Copy out, with no alterations, the lines below running from the one containing "What TikZ code" to the one containing "[anchor=base west, inner", inclusive at each end; pictures are omitted.

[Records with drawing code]
──────────────────────────────

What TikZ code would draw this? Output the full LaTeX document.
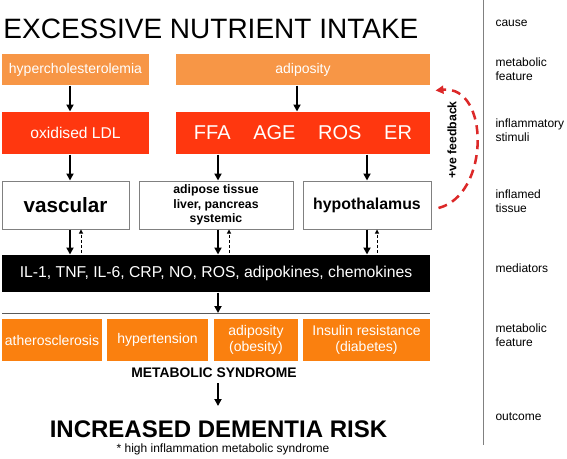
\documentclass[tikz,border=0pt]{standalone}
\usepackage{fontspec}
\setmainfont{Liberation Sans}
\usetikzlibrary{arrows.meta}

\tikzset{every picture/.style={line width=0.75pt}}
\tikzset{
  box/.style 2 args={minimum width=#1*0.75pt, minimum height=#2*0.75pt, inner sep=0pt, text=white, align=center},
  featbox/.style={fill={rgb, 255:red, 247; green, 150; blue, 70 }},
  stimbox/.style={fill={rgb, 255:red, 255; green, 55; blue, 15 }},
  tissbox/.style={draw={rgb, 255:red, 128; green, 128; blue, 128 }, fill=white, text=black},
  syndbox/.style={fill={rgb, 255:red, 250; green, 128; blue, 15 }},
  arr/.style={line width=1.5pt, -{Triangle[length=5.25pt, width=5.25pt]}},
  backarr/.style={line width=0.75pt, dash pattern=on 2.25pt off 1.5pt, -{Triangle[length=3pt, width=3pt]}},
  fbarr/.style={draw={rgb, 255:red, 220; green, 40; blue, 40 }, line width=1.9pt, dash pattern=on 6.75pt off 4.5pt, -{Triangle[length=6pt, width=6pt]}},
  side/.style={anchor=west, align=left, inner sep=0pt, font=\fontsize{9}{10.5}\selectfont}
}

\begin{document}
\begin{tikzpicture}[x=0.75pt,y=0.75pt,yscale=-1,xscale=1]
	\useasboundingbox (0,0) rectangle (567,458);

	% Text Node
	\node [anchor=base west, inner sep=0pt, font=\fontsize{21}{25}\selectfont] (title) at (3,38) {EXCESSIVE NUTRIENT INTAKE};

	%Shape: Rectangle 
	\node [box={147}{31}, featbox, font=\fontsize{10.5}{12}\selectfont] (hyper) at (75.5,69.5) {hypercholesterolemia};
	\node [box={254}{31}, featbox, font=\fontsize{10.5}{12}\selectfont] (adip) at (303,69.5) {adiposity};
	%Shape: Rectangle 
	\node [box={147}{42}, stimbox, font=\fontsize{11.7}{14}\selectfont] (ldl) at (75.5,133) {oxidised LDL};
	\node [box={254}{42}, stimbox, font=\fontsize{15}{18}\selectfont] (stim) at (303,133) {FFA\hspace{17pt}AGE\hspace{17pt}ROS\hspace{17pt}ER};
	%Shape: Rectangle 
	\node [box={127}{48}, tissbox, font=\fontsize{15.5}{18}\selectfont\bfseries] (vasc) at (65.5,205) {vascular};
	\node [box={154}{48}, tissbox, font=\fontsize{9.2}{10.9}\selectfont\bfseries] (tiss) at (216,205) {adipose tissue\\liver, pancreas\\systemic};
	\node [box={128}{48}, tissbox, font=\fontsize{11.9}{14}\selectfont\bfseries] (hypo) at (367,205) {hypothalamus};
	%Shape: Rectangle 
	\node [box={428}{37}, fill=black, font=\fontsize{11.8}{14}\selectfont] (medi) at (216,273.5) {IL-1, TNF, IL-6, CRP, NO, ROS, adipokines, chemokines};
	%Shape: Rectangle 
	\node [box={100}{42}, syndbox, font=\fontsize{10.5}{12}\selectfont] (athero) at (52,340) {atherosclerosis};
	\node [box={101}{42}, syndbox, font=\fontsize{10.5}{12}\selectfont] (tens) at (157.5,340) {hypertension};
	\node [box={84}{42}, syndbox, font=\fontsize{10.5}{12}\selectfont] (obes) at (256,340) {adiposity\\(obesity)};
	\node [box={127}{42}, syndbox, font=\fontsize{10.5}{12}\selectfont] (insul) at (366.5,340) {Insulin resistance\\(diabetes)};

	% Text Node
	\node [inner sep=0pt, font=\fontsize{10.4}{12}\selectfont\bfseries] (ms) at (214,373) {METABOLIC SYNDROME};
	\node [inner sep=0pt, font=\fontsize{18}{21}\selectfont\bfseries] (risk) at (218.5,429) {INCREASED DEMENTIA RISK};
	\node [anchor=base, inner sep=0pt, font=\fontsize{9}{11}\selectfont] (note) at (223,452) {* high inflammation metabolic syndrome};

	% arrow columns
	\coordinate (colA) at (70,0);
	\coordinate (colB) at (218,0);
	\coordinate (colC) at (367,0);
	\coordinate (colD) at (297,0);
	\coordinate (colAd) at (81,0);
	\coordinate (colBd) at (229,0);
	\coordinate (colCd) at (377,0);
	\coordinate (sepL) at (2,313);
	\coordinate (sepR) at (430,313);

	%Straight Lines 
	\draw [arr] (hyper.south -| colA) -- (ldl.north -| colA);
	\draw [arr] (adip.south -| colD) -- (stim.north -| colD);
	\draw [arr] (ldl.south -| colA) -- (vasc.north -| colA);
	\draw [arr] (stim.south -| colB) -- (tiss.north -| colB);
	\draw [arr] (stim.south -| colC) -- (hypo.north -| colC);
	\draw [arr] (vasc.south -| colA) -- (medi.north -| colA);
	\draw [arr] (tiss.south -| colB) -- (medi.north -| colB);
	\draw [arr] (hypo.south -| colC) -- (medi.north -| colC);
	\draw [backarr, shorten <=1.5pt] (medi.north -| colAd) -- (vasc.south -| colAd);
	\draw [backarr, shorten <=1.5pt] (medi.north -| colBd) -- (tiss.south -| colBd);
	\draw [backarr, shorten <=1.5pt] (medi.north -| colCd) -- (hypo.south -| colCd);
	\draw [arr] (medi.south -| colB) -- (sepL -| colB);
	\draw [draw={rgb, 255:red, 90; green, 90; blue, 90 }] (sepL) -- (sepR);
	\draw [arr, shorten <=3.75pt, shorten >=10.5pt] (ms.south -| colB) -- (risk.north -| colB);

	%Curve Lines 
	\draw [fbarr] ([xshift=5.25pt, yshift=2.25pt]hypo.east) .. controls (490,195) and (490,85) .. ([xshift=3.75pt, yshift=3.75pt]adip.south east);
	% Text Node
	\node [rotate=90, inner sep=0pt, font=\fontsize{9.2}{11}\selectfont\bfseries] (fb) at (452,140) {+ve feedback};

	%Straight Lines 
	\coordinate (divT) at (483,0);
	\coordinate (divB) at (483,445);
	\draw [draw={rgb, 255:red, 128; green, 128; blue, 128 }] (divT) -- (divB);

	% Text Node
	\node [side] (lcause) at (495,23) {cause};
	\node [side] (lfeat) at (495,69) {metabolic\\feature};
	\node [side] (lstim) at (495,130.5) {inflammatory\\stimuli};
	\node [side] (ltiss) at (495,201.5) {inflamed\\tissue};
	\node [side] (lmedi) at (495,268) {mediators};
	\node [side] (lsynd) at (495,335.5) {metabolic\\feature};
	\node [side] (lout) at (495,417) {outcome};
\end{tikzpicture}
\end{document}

──────────────────────────────

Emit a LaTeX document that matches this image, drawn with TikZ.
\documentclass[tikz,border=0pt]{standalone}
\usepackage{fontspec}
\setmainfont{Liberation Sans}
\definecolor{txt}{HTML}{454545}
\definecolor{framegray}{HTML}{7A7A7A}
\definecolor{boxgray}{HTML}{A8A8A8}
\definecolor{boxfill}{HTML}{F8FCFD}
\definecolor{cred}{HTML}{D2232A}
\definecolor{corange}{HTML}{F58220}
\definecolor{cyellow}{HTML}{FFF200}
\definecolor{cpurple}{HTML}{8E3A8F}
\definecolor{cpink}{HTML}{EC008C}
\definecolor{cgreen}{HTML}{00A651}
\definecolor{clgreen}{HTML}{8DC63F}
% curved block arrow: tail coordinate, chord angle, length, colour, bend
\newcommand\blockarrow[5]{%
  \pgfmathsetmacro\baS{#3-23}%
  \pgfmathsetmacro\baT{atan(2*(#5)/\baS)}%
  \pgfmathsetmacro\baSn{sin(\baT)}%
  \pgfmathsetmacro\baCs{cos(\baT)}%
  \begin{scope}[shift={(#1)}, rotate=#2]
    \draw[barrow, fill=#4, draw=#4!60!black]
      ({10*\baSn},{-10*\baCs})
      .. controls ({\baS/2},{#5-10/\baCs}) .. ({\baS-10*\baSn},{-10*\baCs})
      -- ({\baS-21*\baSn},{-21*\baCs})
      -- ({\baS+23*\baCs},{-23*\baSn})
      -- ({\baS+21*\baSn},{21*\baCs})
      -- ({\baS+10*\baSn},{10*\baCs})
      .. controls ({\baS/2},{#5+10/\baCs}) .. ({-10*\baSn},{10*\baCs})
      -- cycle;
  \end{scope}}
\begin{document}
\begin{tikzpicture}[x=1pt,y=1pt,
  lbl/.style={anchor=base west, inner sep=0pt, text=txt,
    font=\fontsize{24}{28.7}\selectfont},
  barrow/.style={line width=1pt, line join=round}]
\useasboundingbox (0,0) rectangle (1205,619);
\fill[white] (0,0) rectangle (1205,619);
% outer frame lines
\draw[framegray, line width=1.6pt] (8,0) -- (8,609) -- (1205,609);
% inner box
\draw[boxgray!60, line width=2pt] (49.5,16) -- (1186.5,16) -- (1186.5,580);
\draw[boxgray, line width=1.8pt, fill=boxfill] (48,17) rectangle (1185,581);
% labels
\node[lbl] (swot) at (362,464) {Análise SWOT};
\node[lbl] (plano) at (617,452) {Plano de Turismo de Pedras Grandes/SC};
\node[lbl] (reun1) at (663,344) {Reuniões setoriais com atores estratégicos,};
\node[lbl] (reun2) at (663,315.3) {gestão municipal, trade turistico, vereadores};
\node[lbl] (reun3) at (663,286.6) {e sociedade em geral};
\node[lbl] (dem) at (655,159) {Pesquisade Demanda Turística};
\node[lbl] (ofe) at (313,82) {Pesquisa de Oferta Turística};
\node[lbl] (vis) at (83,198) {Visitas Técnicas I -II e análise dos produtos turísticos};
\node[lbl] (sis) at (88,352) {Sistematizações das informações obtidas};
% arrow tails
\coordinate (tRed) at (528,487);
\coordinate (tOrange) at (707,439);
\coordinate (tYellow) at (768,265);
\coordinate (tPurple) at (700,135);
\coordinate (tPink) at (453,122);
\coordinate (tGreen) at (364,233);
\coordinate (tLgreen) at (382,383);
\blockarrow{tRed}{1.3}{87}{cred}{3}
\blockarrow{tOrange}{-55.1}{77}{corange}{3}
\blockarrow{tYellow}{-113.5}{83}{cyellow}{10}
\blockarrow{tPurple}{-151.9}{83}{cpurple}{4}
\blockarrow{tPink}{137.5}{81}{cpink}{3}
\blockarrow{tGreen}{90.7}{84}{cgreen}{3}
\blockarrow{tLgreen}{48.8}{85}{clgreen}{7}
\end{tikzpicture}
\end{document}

──────────────────────────────

Answer to the problem:
What TikZ code would draw this? Output the full LaTeX document.
\documentclass[tikz,border=0pt]{standalone}
\usepackage{fontspec}
\setmainfont{Liberation Sans}
\usetikzlibrary{arrows.meta}

\tikzset{every picture/.style={line width=0.75pt}}
\tikzset{
  box/.style 2 args={minimum width=#1*0.75pt, minimum height=#2*0.75pt, inner sep=0pt, text=white, align=center},
  featbox/.style={fill={rgb, 255:red, 247; green, 150; blue, 70 }},
  stimbox/.style={fill={rgb, 255:red, 255; green, 55; blue, 15 }},
  tissbox/.style={draw={rgb, 255:red, 128; green, 128; blue, 128 }, fill=white, text=black},
  syndbox/.style={fill={rgb, 255:red, 250; green, 128; blue, 15 }},
  arr/.style={line width=1.5pt, -{Triangle[length=5.25pt, width=5.25pt]}},
  backarr/.style={line width=0.75pt, dash pattern=on 2.25pt off 1.5pt, -{Triangle[length=3pt, width=3pt]}},
  fbarr/.style={draw={rgb, 255:red, 220; green, 40; blue, 40 }, line width=1.9pt, dash pattern=on 6.75pt off 4.5pt, -{Triangle[length=6pt, width=6pt]}},
  side/.style={anchor=west, align=left, inner sep=0pt, font=\fontsize{9}{10.5}\selectfont}
}

\begin{document}
\begin{tikzpicture}[x=0.75pt,y=0.75pt,yscale=-1,xscale=1]
	\useasboundingbox (0,0) rectangle (567,458);

	% Text Node
	\node [anchor=base west, inner sep=0pt, font=\fontsize{21}{25}\selectfont] (title) at (3,38) {EXCESSIVE NUTRIENT INTAKE};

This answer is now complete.